◆ Task description
Repeat the listing word for word. No pictures belong in the copy.
## start Records for this task
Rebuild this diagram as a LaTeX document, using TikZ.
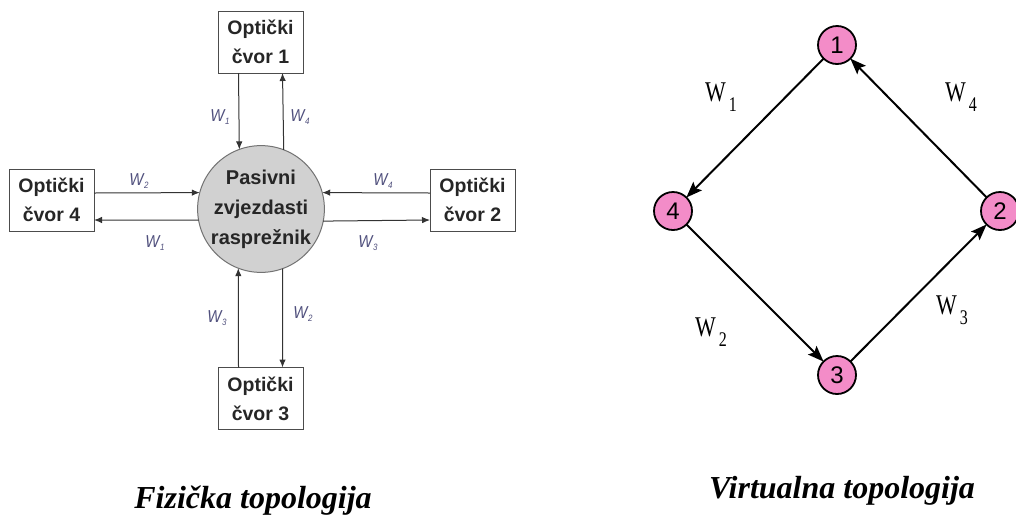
\documentclass[tikz,border=0pt]{standalone}
\usepackage{fontspec}
\setmainfont{Liberation Serif}
\newfontfamily\arialf{Liberation Sans}
\usetikzlibrary{arrows.meta}
\definecolor{pinkn}{RGB}{243,140,200}
\definecolor{wcol}{RGB}{80,80,125}
\newcommand{\wsmall}[1]{\scalebox{1}[1.15]{W\hspace{0.5pt}\raisebox{-2.5pt}{\fontsize{8}{8}\selectfont #1}}}
\newcommand{\wbig}[1]{\scalebox{1}[1.3]{W\hspace{3pt}\raisebox{-8pt}{\fontsize{16}{16}\selectfont #1}}}
\begin{document}
\begin{tikzpicture}[x=1pt,y=-1pt,
  box/.style={draw=black!70, line width=1pt, minimum width=85pt, minimum height=62pt,
    inner sep=0pt, outer sep=0pt, align=center, text=black!85,
    font=\arialf\bfseries\fontsize{19.5}{29}\selectfont},
  hub/.style={circle, draw=black!55, fill=black!18, line width=1pt, minimum size=124pt,
    inner sep=0pt, outer sep=0pt, align=center, text=black!85,
    font=\arialf\bfseries\fontsize{20}{30}\selectfont},
  link/.style={draw=black!80, line width=1pt, -{Latex[length=8pt,width=6.5pt]}},
  wl/.style={text=wcol, inner sep=0pt, font=\arialf\itshape\fontsize{15}{15}\selectfont},
  vnode/.style={circle, draw=black, fill=pinkn, line width=1.8pt, minimum size=38pt,
    inner sep=0pt, outer sep=0pt, font=\arialf\fontsize{24}{24}\selectfont},
  varc/.style={line width=2pt, -{Stealth[length=16pt,width=12pt,inset=3pt]}},
  vl/.style={inner sep=0pt, font=\fontsize{22}{22}\selectfont},
  title/.style={inner sep=0pt, anchor=base, font=\bfseries\itshape\fontsize{32}{32}\selectfont}
]
\useasboundingbox (0,0) rectangle (1016,515);

% Physical topology
\node[hub] (c) at (261,209) {Pasivni\\zvjezdasti\\raspre\v{z}nik};
\node[box] (n1) at (260.5,42) {Opti\v{c}ki\\\v{c}vor 1};
\node[box] (n4) at (51.5,200) {Opti\v{c}ki\\\v{c}vor 4};
\node[box] (n2) at (472.5,200) {Opti\v{c}ki\\\v{c}vor 2};
\node[box] (n3) at (260.5,398.5) {Opti\v{c}ki\\\v{c}vor 3};

\draw[link] ([xshift=-22pt]n1.south) -- (c.110.8);
\draw[link] (c.69.2) -- ([xshift=22pt]n1.south);
\draw[link] ([yshift=7pt]n4.east) -- (c.165);
\draw[link] (c.190.2) -- ([yshift=-20pt]n4.east);
\draw[link] ([yshift=7pt]n2.west) -- (c.15);
\draw[link] (c.349.8) -- ([yshift=-20pt]n2.west);
\draw[link] ([xshift=-22pt]n3.north) -- (c.249.2);
\draw[link] (c.290.8) -- ([xshift=22pt]n3.north);

\node[wl] (l1) at (220,117) {\wsmall{1}};
\node[wl] (l2) at (300,117) {\wsmall{4}};
\node[wl] (l3) at (139,181) {\wsmall{2}};
\node[wl] (l4) at (155,243) {\wsmall{1}};
\node[wl] (l5) at (383,181) {\wsmall{4}};
\node[wl] (l6) at (368,243) {\wsmall{3}};
\node[wl] (l7) at (217,318) {\wsmall{3}};
\node[wl] (l8) at (303,314) {\wsmall{2}};

\node[title] (t1) at (253,508) {Fizi\v{c}ka topologija};

% Virtual topology
\node[vnode] (v1) at (837,45) {1};
\node[vnode] (v2) at (1000,211) {2};
\node[vnode] (v3) at (837,375) {3};
\node[vnode] (v4) at (673,211) {4};

\draw[varc] (v1) -- (v4);
\draw[varc] (v4) -- (v3);
\draw[varc] (v3) -- (v2);
\draw[varc] (v2) -- (v1);

\node[vl] (w1) at (721,97) {\wbig{1}};
\node[vl] (w4) at (961,97) {\wbig{4}};
\node[vl] (w2) at (711,332) {\wbig{2}};
\node[vl] (w3) at (952,310) {\wbig{3}};

\node[title] (t2) at (842,498) {Virtualna topologija};
\end{tikzpicture}
\end{document}
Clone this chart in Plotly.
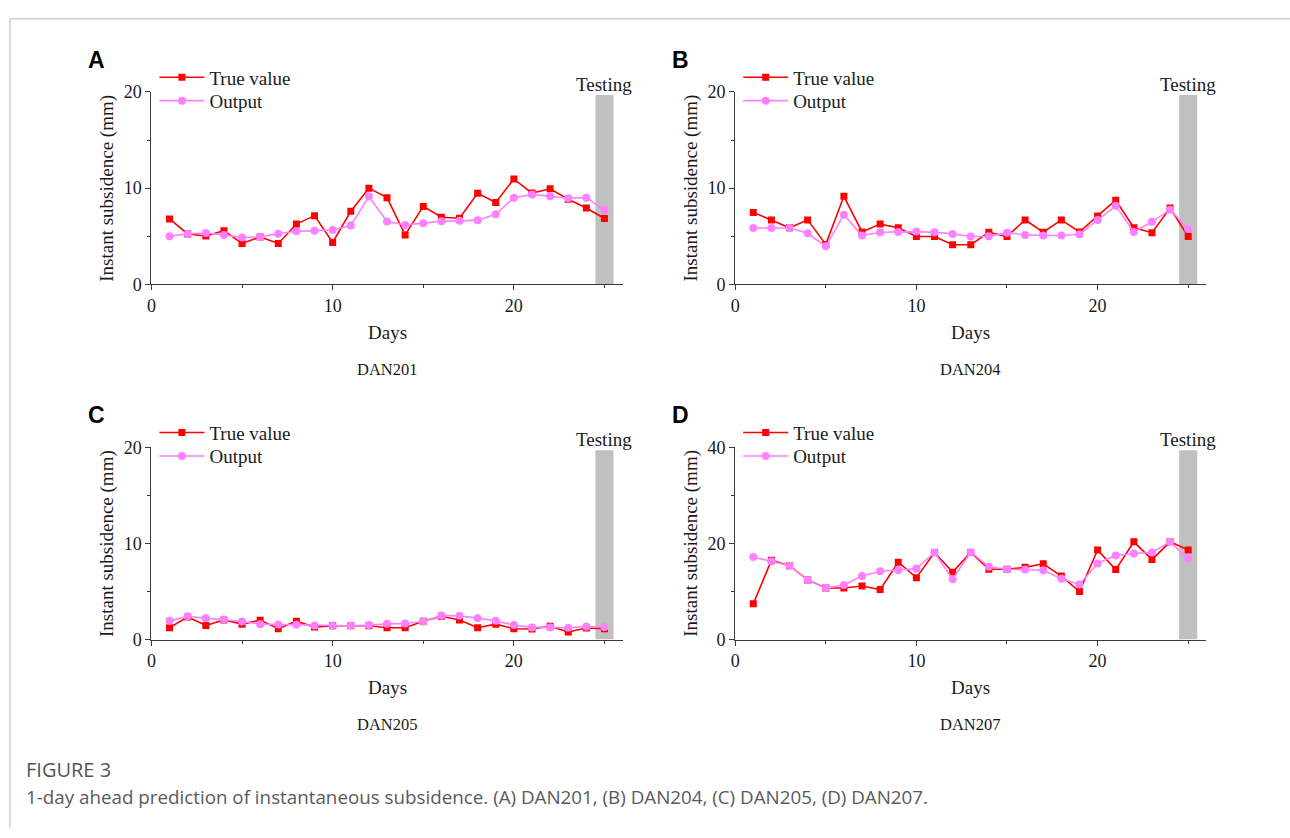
## end Records for this task
◆ Solution to this problem
Rebuild this diagram as a LaTeX document, using TikZ.
\documentclass[tikz,border=0pt]{standalone}
\usepackage{fontspec}
\setmainfont{Liberation Serif}
\newfontfamily\arialf{Liberation Sans}
\usetikzlibrary{arrows.meta}
\definecolor{pinkn}{RGB}{243,140,200}
\definecolor{wcol}{RGB}{80,80,125}
\newcommand{\wsmall}[1]{\scalebox{1}[1.15]{W\hspace{0.5pt}\raisebox{-2.5pt}{\fontsize{8}{8}\selectfont #1}}}
\newcommand{\wbig}[1]{\scalebox{1}[1.3]{W\hspace{3pt}\raisebox{-8pt}{\fontsize{16}{16}\selectfont #1}}}
\begin{document}
\begin{tikzpicture}[x=1pt,y=-1pt,
  box/.style={draw=black!70, line width=1pt, minimum width=85pt, minimum height=62pt,
    inner sep=0pt, outer sep=0pt, align=center, text=black!85,
    font=\arialf\bfseries\fontsize{19.5}{29}\selectfont},
  hub/.style={circle, draw=black!55, fill=black!18, line width=1pt, minimum size=124pt,
    inner sep=0pt, outer sep=0pt, align=center, text=black!85,
    font=\arialf\bfseries\fontsize{20}{30}\selectfont},
  link/.style={draw=black!80, line width=1pt, -{Latex[length=8pt,width=6.5pt]}},
  wl/.style={text=wcol, inner sep=0pt, font=\arialf\itshape\fontsize{15}{15}\selectfont},
  vnode/.style={circle, draw=black, fill=pinkn, line width=1.8pt, minimum size=38pt,
    inner sep=0pt, outer sep=0pt, font=\arialf\fontsize{24}{24}\selectfont},
  varc/.style={line width=2pt, -{Stealth[length=16pt,width=12pt,inset=3pt]}},
  vl/.style={inner sep=0pt, font=\fontsize{22}{22}\selectfont},
  title/.style={inner sep=0pt, anchor=base, font=\bfseries\itshape\fontsize{32}{32}\selectfont}
]
\useasboundingbox (0,0) rectangle (1016,515);

% Physical topology
\node[hub] (c) at (261,209) {Pasivni\\zvjezdasti\\raspre\v{z}nik};
\node[box] (n1) at (260.5,42) {Opti\v{c}ki\\\v{c}vor 1};
\node[box] (n4) at (51.5,200) {Opti\v{c}ki\\\v{c}vor 4};
\node[box] (n2) at (472.5,200) {Opti\v{c}ki\\\v{c}vor 2};
\node[box] (n3) at (260.5,398.5) {Opti\v{c}ki\\\v{c}vor 3};

\draw[link] ([xshift=-22pt]n1.south) -- (c.110.8);
\draw[link] (c.69.2) -- ([xshift=22pt]n1.south);
\draw[link] ([yshift=7pt]n4.east) -- (c.165);
\draw[link] (c.190.2) -- ([yshift=-20pt]n4.east);
\draw[link] ([yshift=7pt]n2.west) -- (c.15);
\draw[link] (c.349.8) -- ([yshift=-20pt]n2.west);
\draw[link] ([xshift=-22pt]n3.north) -- (c.249.2);
\draw[link] (c.290.8) -- ([xshift=22pt]n3.north);

\node[wl] (l1) at (220,117) {\wsmall{1}};
\node[wl] (l2) at (300,117) {\wsmall{4}};
\node[wl] (l3) at (139,181) {\wsmall{2}};
\node[wl] (l4) at (155,243) {\wsmall{1}};
\node[wl] (l5) at (383,181) {\wsmall{4}};
\node[wl] (l6) at (368,243) {\wsmall{3}};
\node[wl] (l7) at (217,318) {\wsmall{3}};
\node[wl] (l8) at (303,314) {\wsmall{2}};

\node[title] (t1) at (253,508) {Fizi\v{c}ka topologija};

% Virtual topology
\node[vnode] (v1) at (837,45) {1};
\node[vnode] (v2) at (1000,211) {2};
\node[vnode] (v3) at (837,375) {3};
\node[vnode] (v4) at (673,211) {4};

\draw[varc] (v1) -- (v4);
\draw[varc] (v4) -- (v3);
\draw[varc] (v3) -- (v2);
\draw[varc] (v2) -- (v1);

\node[vl] (w1) at (721,97) {\wbig{1}};
\node[vl] (w4) at (961,97) {\wbig{4}};
\node[vl] (w2) at (711,332) {\wbig{2}};
\node[vl] (w3) at (952,310) {\wbig{3}};

\node[title] (t2) at (842,498) {Virtualna topologija};
\end{tikzpicture}
\end{document}
Clone this chart in Plotly.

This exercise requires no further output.